Among people whose livelihoods depend on thinking about such things there’s a long-standing argument about whether the Eucharist is a meal or a sacrifice. It’s a memorial meal of Jesus’ union with his disciples in the saving love of God, says the one side. It’s a continuation of Jesus’ sacrifice on the cross for our sins, says the other. Ah, but it’s actually both, says a third group trying their best to sound open-minded and reasonable. Everyone whose paycheck isn’t embossed with the name of a church says, Can’t we just get through to Communion time and pep up the music while we’re at it.
In the old days (i.e., when I was a child), people in the pews knew the Mass was a sacrifice because Father and Sister told them it was. After Vatican II those same people began to think of the Mass as a meal. They liked that idea because they understood meals and often used them to bring family and friends together. Now instructions from the Vatican on how to celebrate the Eucharist again refer to the Mass as simply a sacrifice. There are many problems with this whole discussion but a central one is the word sacrifice itself. Sacrifice has so many religious and secular meanings that it’s often more trouble than help.

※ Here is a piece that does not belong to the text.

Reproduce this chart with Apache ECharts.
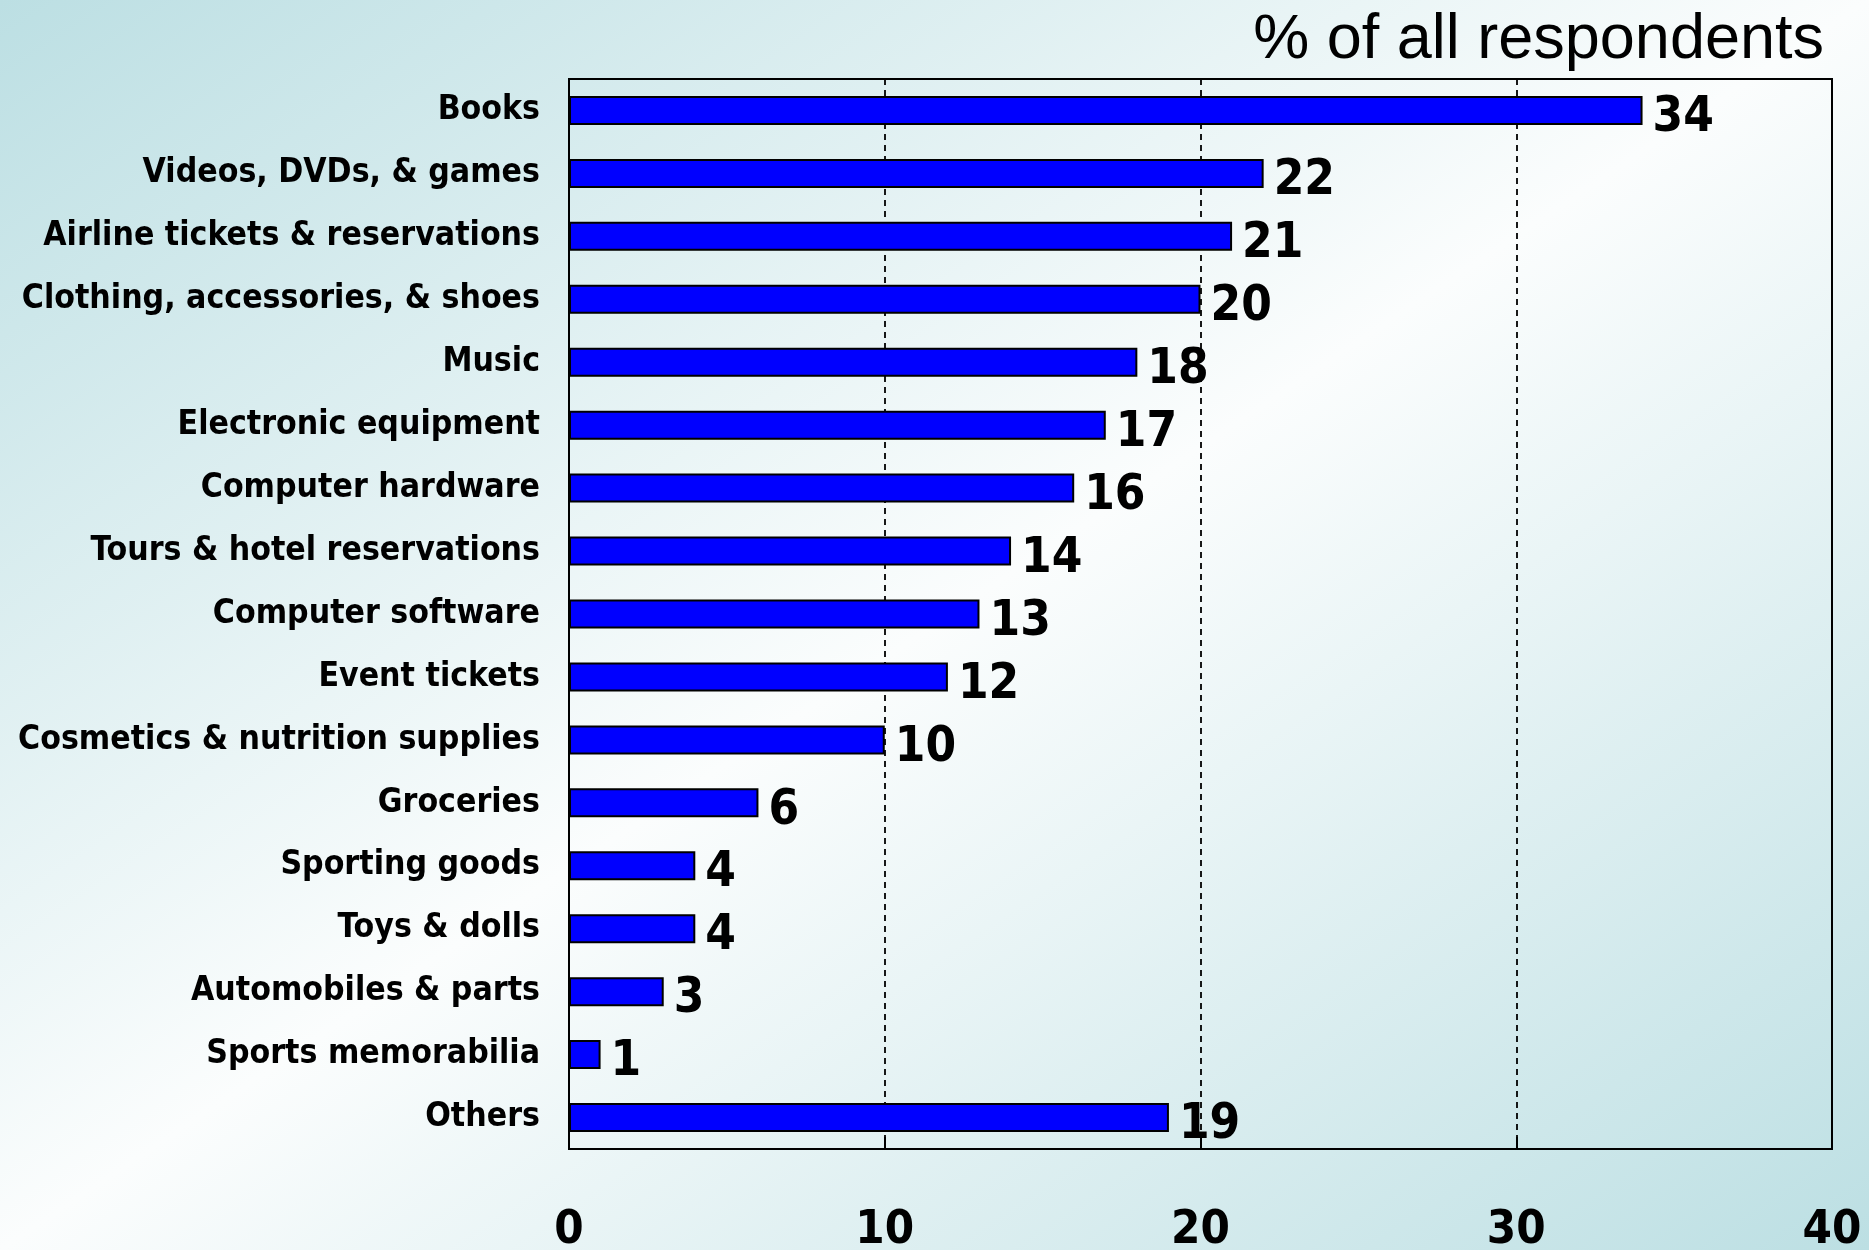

The essence of religious sacrifice is establishing or strengthening a relationship with God.
If we can focus on this essence of sacrifice rather than imagining it as some suffering or distasteful situation that somehow satisfies God, I think we can avoid the pointless meal/sacrifice argument and experience the Mass a renewal of the promise that everything we do to make the world loving is part of God’s work of making the world loving. This was the promise of Jesus’ life.
Luke’s and John’s gospels are particularly helpful in seeing Jesus as united to God’s work of fulfilling the world’s promise. Jesus and we together with him are building something good with God.
Being Christian and celebrating Eucharist together isn’t about placating anybody.